The above examples of the usage of oinos in the New Testament and in the Septuagint show that the term was used in Biblical Greek in a generic way, to refer to either fermented or unfermented grape juice. This usage is consistent with what we have found to be the use of yayin in the Old Testament. Thus the meaning of the two related Biblical terms for wine (yayin and oinos) must be determined by the context in which they are used. This will become more apparent in the next chapter where we shall examine the Biblical teaching on wine.


The survey conducted in this chapter on the usage of four related words—wine in English, vinum in Latin, oinos in Greek and yayin in Hebrews—has shown an amazing consistency in the historical usage of these related words. In all four languages, these linguistically related words have been used historically to refer to the juice of the grape, whether fermented or unfermented. This significant finding discredits the charge that the theory of the two wines is devoid of Biblical and historical support. The sampling of Biblical and historical sources examined in this chapter shows instead that it is the theory of one wine which is devoid of Biblical and historical support.

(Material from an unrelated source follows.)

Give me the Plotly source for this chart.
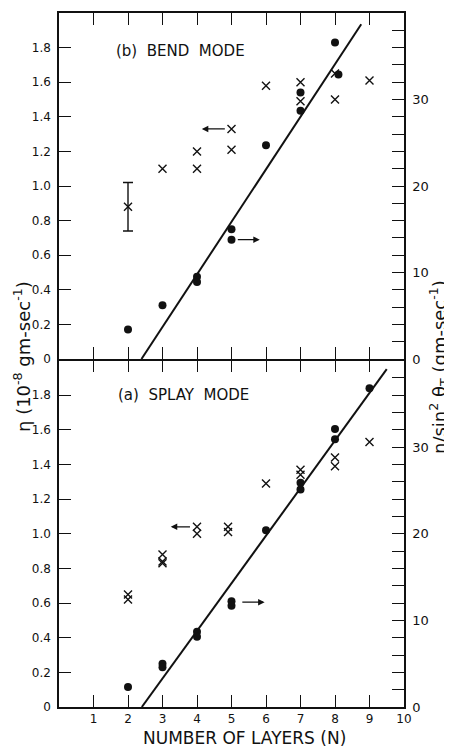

Long before this century, scholars recognized that the Hebrew, Greek and Latin words for wine could refer equally to fermented or unfermented grape juice. In recent times, however, this historical understanding has been obscured by the restrictive use of “wine” which has come to mean only fermented, intoxicating grape juice. This has misled many Christians into believing that yayin and oinos also refer only to fermented wine which Scripture allegedly approves.

In this chapter we have endeavored to clarify this prevalent misunderstanding, by showing how Scripture uses the same words (yayin and oinos) to designate either fermented or unfermented grape juice. This conclusion will become clearer in the next chapter, where we shall examine some of the reasons that the Bible disapproves of fermented wine but approves of unfermented grape juice.